Intel has unveiled new customisable chips for the data centre based on its Xeon processors.
Diane Bryant, general manager of Intel's data centre group, revealed the new tech which she noted was the first time that server customers will be able to include their own software via an integrated FPGA (field programmable gate array).
Essentially, the chips will be programmable towards specific ends, for example to optimise video compression or web search, or whatever the end user needs.
Last year, Intel pushed out 15 custom offerings to the likes of eBay and Facebook, and Bryant said that more custom solutions are in the works for this year, with more than twice that number (30+) expected to emerge before 2014 is out.
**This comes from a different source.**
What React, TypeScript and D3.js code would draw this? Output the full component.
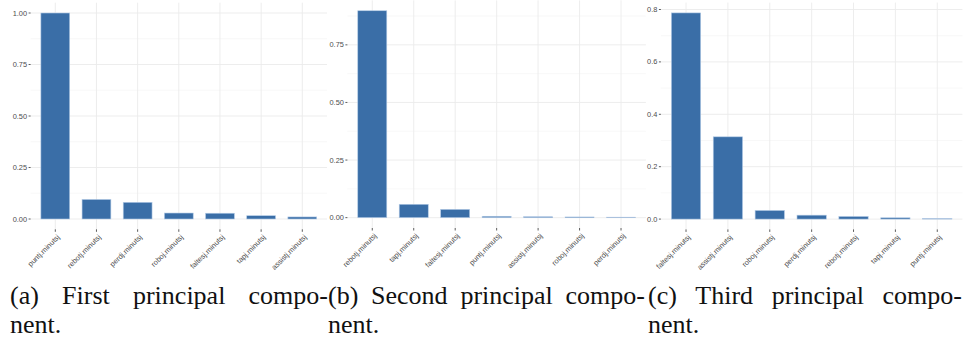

However, the new tech goes further still, with FPGA allowing the customer the capability to customise and program the chips to speed up their own critical algorithms for a "dramatic" increase in performance. They'll be reprogrammable, too, so as workloads change over time the company will be able to adapt their servers.
Intel observes that industry benchmarks peg FPGA-based accelerators as delivering performance gains of a factor of 10 or more, and with its Xeon processor and FPGA combo, users can expect an additional factor of 2 when it comes to speeding tasks.
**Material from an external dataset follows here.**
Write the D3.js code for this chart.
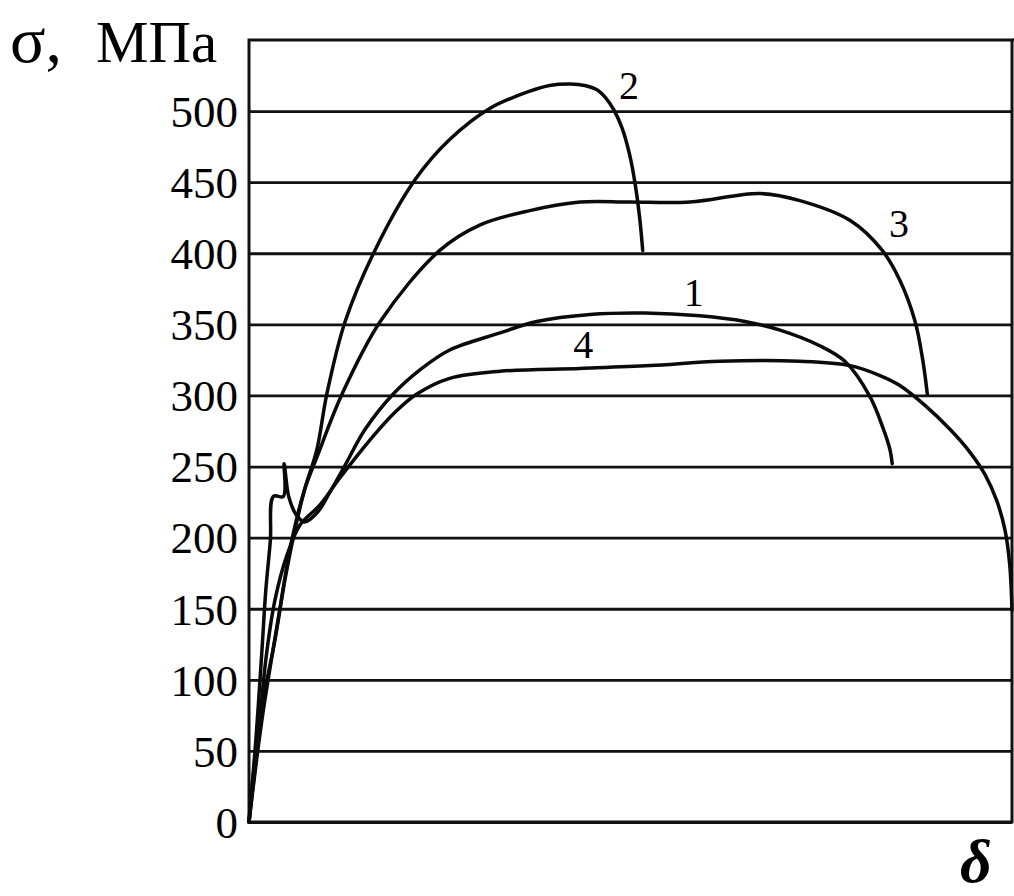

Bryant said: "This is an example of Intel leading a massive transformation at the silicon level of the data centre to drive increased value to our customers."
"Our new Xeon+FPGA solution provides yet another customised option, one more tool for customers to use to improve their critical data centre metric of 'Performance/TCO'. It highlights our commitment to delivering the very best solutions across all data centre workloads and our passion to lead in the transformation of the industry to cloud services."